Kejadian ini bermula dari masalah yang dikatakan sebagai akibat dari santet, karena ayah saya bekerja di sosial dan sering berkunjung ke rumah-rumah warga, termasuk di daerah pedalaman yang masih memegang tradisi lama. Ayah saya sering menolak tawaran makan di rumah warga, dan kami tidak pernah tahu hati seseorang dengan pasti. Selama hampir setahun sebelum kejadian tersebut, ayah saya sering berlutut meminta maaf kepada ibu dan kami anak-anaknya, serta merasa hidupnya tidak akan lama lagi.
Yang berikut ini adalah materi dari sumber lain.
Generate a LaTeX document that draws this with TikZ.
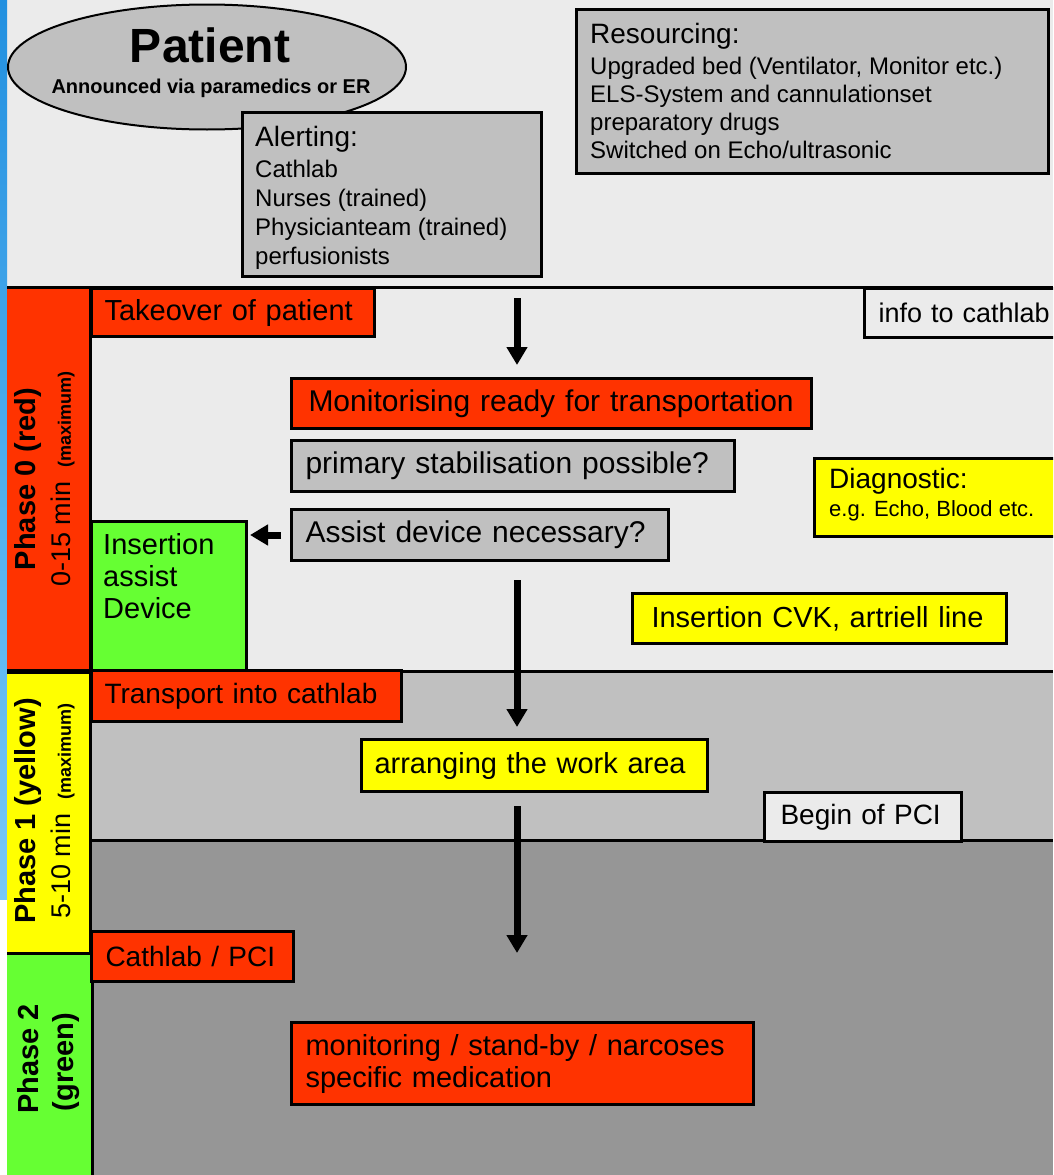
\documentclass[tikz,border=0pt]{standalone}
\usepackage{fontspec}
\setmainfont{Liberation Sans}
\usetikzlibrary{arrows.meta,shapes.geometric}
\definecolor{bglight}{HTML}{EBEBEB}
\definecolor{gmid}{HTML}{C0C0C0}
\definecolor{gdark}{HTML}{969696}
\definecolor{pred}{HTML}{FF3300}
\definecolor{pgreen}{HTML}{66FF33}
\definecolor{pyellow}{HTML}{FFFF00}
\definecolor{bluetop}{HTML}{2290E0}
\definecolor{bluebot}{HTML}{78C8F8}
\newcommand{\fsz}[2]{\fontsize{#1pt}{#2pt}\selectfont}
\begin{document}
\begin{tikzpicture}[x=1pt,y=-1pt,
  box/.style={draw=black, line width=3pt, anchor=north west, inner ysep=0pt, align=left, font=\fsz{29}{32}},
  emptybox/.style={draw=black, line width=3pt, anchor=north west, inner sep=0pt},
  txt/.style={anchor=north west, inner sep=0pt, align=left},
  flow/.style={line width=7pt, -{Triangle[width=20pt,length=18pt]}},
  plbl/.style={inner sep=0pt, rotate=90, anchor=center},
  sepline/.style={line width=3pt}]
\useasboundingbox (0,0) rectangle (1053,1175);
\clip (0,0) rectangle (1053,1175);
% backgrounds
\fill[bglight] (0,0) rectangle (1053,1175);
\shade[top color=bluetop, bottom color=bluebot] (0,0) rectangle (7,900);
\fill[white] (0,900) rectangle (7,1175);
\fill[gmid] (90,671) rectangle (1053,840);
\fill[gdark] (90,840) rectangle (1053,1175);
\fill[pred] (7,287) rectangle (90,671);
\fill[pyellow] (7,671) rectangle (90,953);
\fill[pgreen] (7,953) rectangle (92,1175);
\draw[sepline] (7,287) -- (1053,287);
\draw[sepline] (90,671) -- (1053,671);
\draw[line width=5pt] (7,671) -- (90,671);
\draw[sepline] (90,840) -- (1053,840);
\draw[sepline] (7,953) -- (92,953);
\draw[sepline] (90,287) -- (90,953);
\draw[sepline] (92,953) -- (92,1175);

% patient
\node[ellipse, draw=black, line width=2pt, fill=gmid, minimum width=398pt, minimum height=125pt, inner sep=0pt] (patient) at (207,67) {};
\node[anchor=base, inner sep=0pt, font=\bfseries\fsz{48}{50}] (ptitle) at (210,62) {Patient};
\node[anchor=base, inner sep=0pt, font=\bfseries\fsz{20}{22}] (psub) at (211,93) {Announced via paramedics or ER};

% alerting
\node[emptybox, fill=gmid, minimum width=299pt, minimum height=164pt] (alert) at (241,111) {};
\node[txt, font=\fsz{24}{29}] (alertt) at (255,126) {{\fsz{28}{29}Alerting:}\\[2pt]Cathlab\\Nurses (trained)\\Physicianteam (trained)\\perfusionists};

% resourcing
\node[emptybox, fill=gmid, minimum width=472pt, minimum height=164pt] (res) at (575,8) {};
\node[txt, font=\fsz{24}{28}] (rest) at (590,23) {{\fsz{28}{28}Resourcing:}\\[3pt]Upgraded bed (Ventilator, Monitor etc.)\\ELS-System and cannulationset\\preparatory drugs\\Switched on Echo/ultrasonic};

% phase 0
\node[box, fill=pred, text width=257pt, inner xsep=13pt, minimum height=48pt] (take) at (90,287) {Takeover of patient};
\node[box, fill=bglight, text width=222pt, inner xsep=14pt, minimum height=49pt, font=\fsz{27}{30}] (info) at (863,287) {info to cathlab};
\node[box, fill=pred, text width=486pt, inner xsep=17pt, minimum height=50pt, font=\fsz{30}{32}] (mon) at (290,377) {Monitorising ready for transportation};
\node[box, fill=gmid, text width=415pt, inner xsep=14pt, minimum height=51pt, font=\fsz{30}{32}] (prim) at (290,439) {primary stabilisation possible?};
\node[box, fill=gmid, text width=349pt, inner xsep=14pt, minimum height=51pt, font=\fsz{30}{32}] (assist) at (290,508) {Assist device necessary?};
\node[emptybox, fill=pgreen, minimum width=155pt, minimum height=151pt] (insdev) at (90,520) {};
\node[txt, font=\fsz{29}{32}] (insdevt) at (103,533) {Insertion\\assist\\Device};
\node[emptybox, fill=pyellow, minimum width=300pt, minimum height=78pt] (diag) at (813,457) {};
\node[txt, font=\fsz{22}{28}] (diagt) at (829,468) {{\fsz{28}{28}Diagnostic:}\\e.g. Echo, Blood etc.};
\node[box, fill=pyellow, text width=336pt, inner xsep=19pt, minimum height=50pt] (cvk) at (631,592) {Insertion CVK, artriell line};

% phase 1
\node[box, fill=pred, text width=284pt, inner xsep=13pt, minimum height=51pt, font=\fsz{28}{32}] (trans) at (90,669) {Transport into cathlab};
\node[box, fill=pyellow, text width=320pt, inner xsep=13pt, minimum height=52pt] (arr) at (360,738) {arranging the work area};
\node[box, fill=bglight, text width=165pt, inner xsep=16pt, minimum height=49pt, font=\fsz{28}{32}] (pci) at (763,791) {Begin of PCI};

% phase 2
\node[box, fill=pred, text width=174pt, inner xsep=14pt, minimum height=50pt, font=\fsz{28}{32}] (cath) at (90,930) {Cathlab / PCI};
\node[box, fill=pred, text width=434pt, inner xsep=14pt, minimum height=82pt] (moni) at (290,1021) {monitoring / stand-by / narcoses\\specific medication};

% phase labels
\node[plbl, font=\bfseries\fsz{29}{30}] (ph0a) at (28,479) {Phase 0 (red)};
\node[plbl, font=\fsz{27}{30}] (ph0b) at (63,479) {0-15 min\hspace{14pt}{\bfseries\fsz{18}{20}(maximum)}};
\node[plbl, font=\bfseries\fsz{29}{30}] (ph1a) at (28,811) {Phase 1 (yellow)};
\node[plbl, font=\fsz{27}{30}] (ph1b) at (63,811) {5-10 min\hspace{14pt}{\bfseries\fsz{18}{20}(maximum)}};
\node[plbl, font=\bfseries\fsz{29}{30}] (ph2a) at (28,1059) {Phase 2};
\node[plbl, font=\bfseries\fsz{29}{30}] (ph2b) at (66,1062) {(green)};

% arrows
\coordinate (a1s) at (517,298);
\draw[flow, shorten >=12pt] (a1s) -- (a1s |- mon.north);
\draw[flow, shorten <=9pt, shorten >=2pt] (assist.west) -- (insdev.east |- assist.west);
\coordinate (a3s) at (517,580);
\draw[flow, shorten >=11pt] (a3s) -- (a3s |- arr.north);
\coordinate (a4s) at (517,806);
\coordinate (a4e) at (517,953);
\draw[flow] (a4s) -- (a4e);
\end{tikzpicture}
\end{document}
Pada tahun yang sama, ayah saya mulai bertingkah aneh, seperti mengikat lehernya dengan berbagai benda seperti tali dan kabel. Saat saya mencoba menasihatinya bahwa perbuatan tersebut tidak baik, ia hanya berkata itu cuma prank. Setelah kejadian itu, saya berhenti menasihatinya.
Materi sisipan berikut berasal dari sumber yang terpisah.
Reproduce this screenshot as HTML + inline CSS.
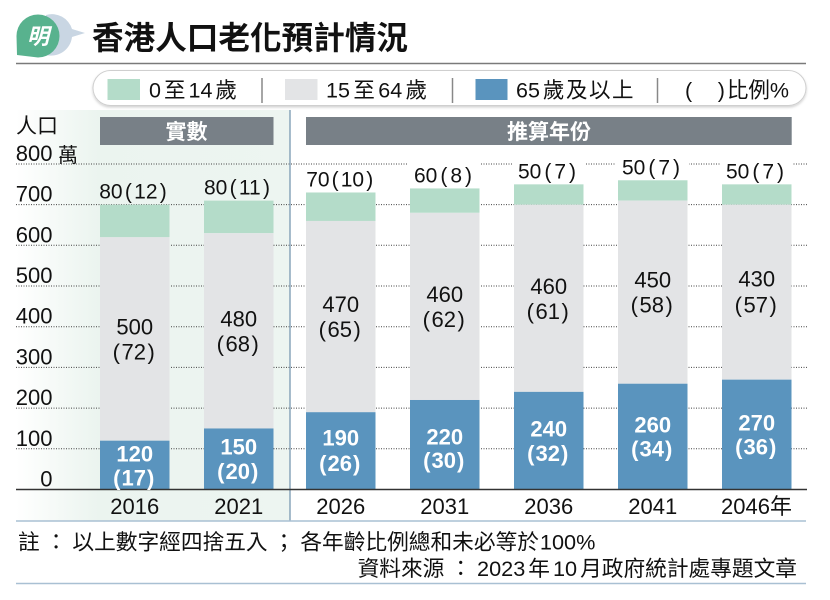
<!DOCTYPE html>
<html>
<head>
<meta charset="utf-8">
<style>
html,body{margin:0;padding:0;background:#fff;}
svg{display:block;}
text{font-family:"Liberation Sans","Noto Sans CJK TC","Noto Sans CJK SC",sans-serif;}
</style>
</head>
<body>
<svg width="830" height="600" viewBox="0 0 830 600" xmlns="http://www.w3.org/2000/svg">
<defs>
<linearGradient id="mint" x1="16" y1="0" x2="290" y2="0" gradientUnits="userSpaceOnUse">
<stop offset="0" stop-color="#ffffff"/>
<stop offset="0.3" stop-color="#ebf4ef"/>
<stop offset="1" stop-color="#edf5f1"/>
</linearGradient>
<filter id="sh" x="-5%" y="-30%" width="110%" height="160%">
<feDropShadow dx="0" dy="1.5" stdDeviation="1.2" flood-color="#000" flood-opacity="0.18"/>
</filter>
</defs>

<!-- logo -->
<path d="M46 15 A21 21 0 0 1 72 29 L85 33 L72 37 A21 21 0 0 1 46 55 Z" fill="#c9d6e3"/>
<path d="M38 14.5 A21.5 21.5 0 1 1 38 57.5 L17 55 L16.5 36 A21.5 21.5 0 0 1 38 14.5 Z" fill="#58b28e"/>
<text x="38" y="44" font-size="22" font-weight="bold" fill="#fff" text-anchor="middle" font-style="italic">明</text>

<!-- title -->
<text x="92" y="49" font-size="32" font-weight="bold" fill="#111" textLength="316" lengthAdjust="spacingAndGlyphs">香港人口老化預計情況</text>
<line x1="16" y1="63.5" x2="806" y2="63.5" stroke="#7a7a7a" stroke-width="1.5"/>

<!-- legend -->
<rect x="93" y="70.5" width="713" height="35" rx="17.5" fill="#fff" stroke="#cfcfcf" stroke-width="1" filter="url(#sh)"/>
<rect x="107.5" y="79" width="32.5" height="21" fill="#b4dcc9"/>
<text x="149" y="97.5" font-size="21.5" fill="#111">0<tspan dx="3">至</tspan><tspan dx="3">14</tspan><tspan dx="3">歲</tspan></text>
<line x1="262" y1="78" x2="262" y2="103" stroke="#888" stroke-width="1.5"/>
<rect x="285" y="79" width="32.5" height="21" fill="#e3e4e6"/>
<text x="326" y="97.5" font-size="21.5" fill="#111">15<tspan dx="3.4">至</tspan><tspan dx="3.4">64</tspan><tspan dx="3.4">歲</tspan></text>
<line x1="452.5" y1="78" x2="452.5" y2="103" stroke="#888" stroke-width="1.5"/>
<rect x="475.5" y="79" width="32" height="21" fill="#5a94be"/>
<text x="516" y="97.5" font-size="21.5" fill="#111">65<tspan dx="3">歲</tspan><tspan dx="1.5">及</tspan><tspan dx="1.5">以</tspan><tspan dx="1.5">上</tspan></text>
<line x1="657.5" y1="78" x2="657.5" y2="103" stroke="#888" stroke-width="1.5"/>
<text x="685" y="97.5" font-size="21.5" fill="#111">(<tspan dx="2">　</tspan><tspan dx="2">)</tspan><tspan dx="2">比例</tspan>%</text>

<!-- mint background for actual -->
<rect x="16" y="110" width="274" height="411" fill="url(#mint)"/>

<!-- header boxes -->
<rect x="100" y="117" width="173.5" height="28" fill="#788087"/>
<text x="186.5" y="139" font-size="21" font-weight="bold" fill="#fff" text-anchor="middle">實數</text>
<rect x="306" y="117" width="485.7" height="28" fill="#788087"/>
<text x="549" y="139" font-size="21" font-weight="bold" fill="#fff" text-anchor="middle">推算年份</text>

<!-- y axis label -->
<text x="16" y="133" font-size="21" fill="#111">人口</text>

<!-- gridlines -->
<g stroke="#444" stroke-width="1" stroke-dasharray="1 1.5">
<line x1="16" y1="164" x2="807" y2="164"/>
<line x1="16" y1="204.6" x2="807" y2="204.6"/>
<line x1="16" y1="245.3" x2="807" y2="245.3"/>
<line x1="16" y1="286" x2="807" y2="286"/>
<line x1="16" y1="326.7" x2="807" y2="326.7"/>
<line x1="16" y1="367.4" x2="807" y2="367.4"/>
<line x1="16" y1="408.1" x2="807" y2="408.1"/>
<line x1="16" y1="448.8" x2="807" y2="448.8"/>
</g>

<!-- y tick labels -->
<g font-size="22" fill="#111" text-anchor="end">
<text x="52.5" y="161">800</text>
<text x="52.5" y="201.6">700</text>
<text x="52.5" y="242.3">600</text>
<text x="52.5" y="283">500</text>
<text x="52.5" y="323.7">400</text>
<text x="52.5" y="364.4">300</text>
<text x="52.5" y="405.1">200</text>
<text x="52.5" y="445.8">100</text>
<text x="52.5" y="486.5">0</text>
</g>
<text x="58" y="162" font-size="20" fill="#111">萬</text>

<!-- separator -->
<line x1="290" y1="110" x2="290" y2="521" stroke="#8aa5bb" stroke-width="1.5"/>

<!-- white backgrounds for top labels over gridline -->
<g fill="#fff">
<rect x="408" y="162" width="73" height="22"/>
<rect x="512" y="158" width="73" height="22"/>
<rect x="616" y="154" width="73" height="22"/>
<rect x="720" y="158" width="73" height="22"/>
</g>

<!-- bars -->
<g>
<rect x="100" y="204.68" width="69.5" height="32.55" fill="#b4dcc9"/>
<rect x="100" y="237.23" width="69.5" height="203.44" fill="#e3e4e6"/>
<rect x="100" y="440.67" width="69.5" height="48.83" fill="#5a94be"/>

<rect x="204" y="200.62" width="69.5" height="32.55" fill="#b4dcc9"/>
<rect x="204" y="233.17" width="69.5" height="195.3" fill="#e3e4e6"/>
<rect x="204" y="428.47" width="69.5" height="61.03" fill="#5a94be"/>

<rect x="306" y="192.48" width="69.5" height="28.48" fill="#b4dcc9"/>
<rect x="306" y="220.96" width="69.5" height="191.23" fill="#e3e4e6"/>
<rect x="306" y="412.19" width="69.5" height="77.31" fill="#5a94be"/>

<rect x="410" y="188.42" width="69.5" height="24.41" fill="#b4dcc9"/>
<rect x="410" y="212.83" width="69.5" height="187.16" fill="#e3e4e6"/>
<rect x="410" y="399.99" width="69.5" height="89.51" fill="#5a94be"/>

<rect x="514" y="184.35" width="69.5" height="20.34" fill="#b4dcc9"/>
<rect x="514" y="204.69" width="69.5" height="187.16" fill="#e3e4e6"/>
<rect x="514" y="391.85" width="69.5" height="97.65" fill="#5a94be"/>

<rect x="618" y="180.27" width="69.5" height="20.34" fill="#b4dcc9"/>
<rect x="618" y="200.61" width="69.5" height="183.1" fill="#e3e4e6"/>
<rect x="618" y="383.71" width="69.5" height="105.79" fill="#5a94be"/>

<rect x="722" y="184.34" width="69.5" height="20.34" fill="#b4dcc9"/>
<rect x="722" y="204.68" width="69.5" height="174.96" fill="#e3e4e6"/>
<rect x="722" y="379.64" width="69.5" height="109.86" fill="#5a94be"/>
</g>

<!-- baseline -->
<line x1="16" y1="489.5" x2="807" y2="489.5" stroke="#333" stroke-width="1.6"/>

<!-- top labels -->
<g font-size="21" fill="#111" text-anchor="middle">
<text x="133" y="198.7">80<tspan dx="2.3">(</tspan><tspan dx="2.3">12</tspan><tspan dx="2.3">)</tspan></text>
<text x="237" y="194.6">80<tspan dx="2.3">(</tspan><tspan dx="2.3">11</tspan><tspan dx="2.3">)</tspan></text>
<text x="339.7" y="186.5">70<tspan dx="2.1">(</tspan><tspan dx="2.1">10</tspan><tspan dx="2.1">)</tspan></text>
<text x="443" y="182.4">60<tspan dx="3">(</tspan><tspan dx="3">8</tspan><tspan dx="3">)</tspan></text>
<text x="547" y="178.3">50<tspan dx="3">(</tspan><tspan dx="3">7</tspan><tspan dx="3">)</tspan></text>
<text x="651" y="174.3">50<tspan dx="3">(</tspan><tspan dx="3">7</tspan><tspan dx="3">)</tspan></text>
<text x="755" y="178.3">50<tspan dx="3">(</tspan><tspan dx="3">7</tspan><tspan dx="3">)</tspan></text>
</g>

<!-- middle labels -->
<g font-size="22" fill="#111" text-anchor="middle">
<text x="134.75" y="334.5">500</text>
<text x="133.75" y="359.5">(<tspan dx="1.5">72</tspan><tspan dx="1.5">)</tspan></text>
<text x="238.75" y="326.3">480</text>
<text x="237.75" y="351.3">(<tspan dx="1.5">68</tspan><tspan dx="1.5">)</tspan></text>
<text x="340.75" y="312.1">470</text>
<text x="339.75" y="337.1">(<tspan dx="1.5">65</tspan><tspan dx="1.5">)</tspan></text>
<text x="444.75" y="301.9">460</text>
<text x="443.75" y="326.9">(<tspan dx="1.5">62</tspan><tspan dx="1.5">)</tspan></text>
<text x="548.75" y="293.8">460</text>
<text x="547.75" y="318.8">(<tspan dx="1.5">61</tspan><tspan dx="1.5">)</tspan></text>
<text x="652.75" y="287.7">450</text>
<text x="651.75" y="312.7">(<tspan dx="1.5">58</tspan><tspan dx="1.5">)</tspan></text>
<text x="756.75" y="286.5">430</text>
<text x="755.75" y="312.5">(<tspan dx="1.5">57</tspan><tspan dx="1.5">)</tspan></text>
</g>

<!-- blue labels -->
<g font-size="22" font-weight="bold" fill="#fff" text-anchor="middle">
<text x="134.75" y="461.5">120</text>
<text x="133.75" y="485.5">(<tspan dx="1">17</tspan><tspan dx="1">)</tspan></text>
<text x="238.75" y="454.7">150</text>
<text x="237.75" y="479.2">(<tspan dx="1">20</tspan><tspan dx="1">)</tspan></text>
<text x="340.75" y="445.3">190</text>
<text x="339.75" y="471">(<tspan dx="1">26</tspan><tspan dx="1">)</tspan></text>
<text x="444.75" y="444.5">220</text>
<text x="443.75" y="468">(<tspan dx="1">30</tspan><tspan dx="1">)</tspan></text>
<text x="548.75" y="436.7">240</text>
<text x="547.75" y="461">(<tspan dx="1">32</tspan><tspan dx="1">)</tspan></text>
<text x="652.75" y="432.3">260</text>
<text x="651.75" y="456.3">(<tspan dx="1">34</tspan><tspan dx="1">)</tspan></text>
<text x="756.75" y="430.3">270</text>
<text x="755.75" y="454.7">(<tspan dx="1">36</tspan><tspan dx="1">)</tspan></text>
</g>

<!-- year labels -->
<g font-size="22" fill="#111" text-anchor="middle">
<text x="134.75" y="514">2016</text>
<text x="238.75" y="514">2021</text>
<text x="340.75" y="514">2026</text>
<text x="444.75" y="514">2031</text>
<text x="548.75" y="514">2036</text>
<text x="652.75" y="514">2041</text>
<text x="756.5" y="514">2046年</text>
</g>

<!-- bottom lines -->
<line x1="16" y1="521" x2="806" y2="521" stroke="#a9c0d3" stroke-width="1.5"/>
<line x1="16" y1="583.5" x2="806" y2="583.5" stroke="#a9c0d3" stroke-width="1.5"/>

<!-- notes -->
<text x="18" y="549.5" font-size="21.7" fill="#111">註<tspan dx="5.5">：</tspan><tspan dx="5.5">以上數字經四捨五入</tspan><tspan dx="5.5">；</tspan><tspan dx="5.5">各年齡比例總和未必等於</tspan><tspan dx="1">100%</tspan></text>
<text x="797" y="576" font-size="21.7" fill="#111" text-anchor="end">資料來源<tspan dx="5.5">：</tspan><tspan dx="5.5">2023</tspan><tspan dx="3">年</tspan><tspan dx="3">10</tspan><tspan dx="3">月政府統計處專題文章</tspan></text>
</svg>
</body>
</html>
Suatu pagi, saya merasa sangat sedih dan sepi. Saya berniat untuk healing bersama sahabat, tetapi cuaca sangat panas, jadi kami menundanya hingga sore. Siang hari, saya merasa sangat ngantuk padahal jarang tidur siang. Ketika saya hendak tidur, saya melihat ayah saya berdiri di atas kursi di pintu gudang, dan saya berpikir ia mungkin ingin memasang gorden, lalu saya kembali tidur.
Saat saya bangun, saya menemukan ayah tergantung dan ada darah di lantai. Saya sangat terkejut dan langsung membangunkan kakak serta memanggil tetangga yang sudah seperti keluarga. Kami panik dan bingung karena baru bangun tidur. Saya terus berharap ayah masih ada, tetapi tetangga mengonfirmasi bahwa ayah telah meninggal. Saya masih merasa tidak percaya dan trauma dengan kematian ayah yang sangat tragis ini.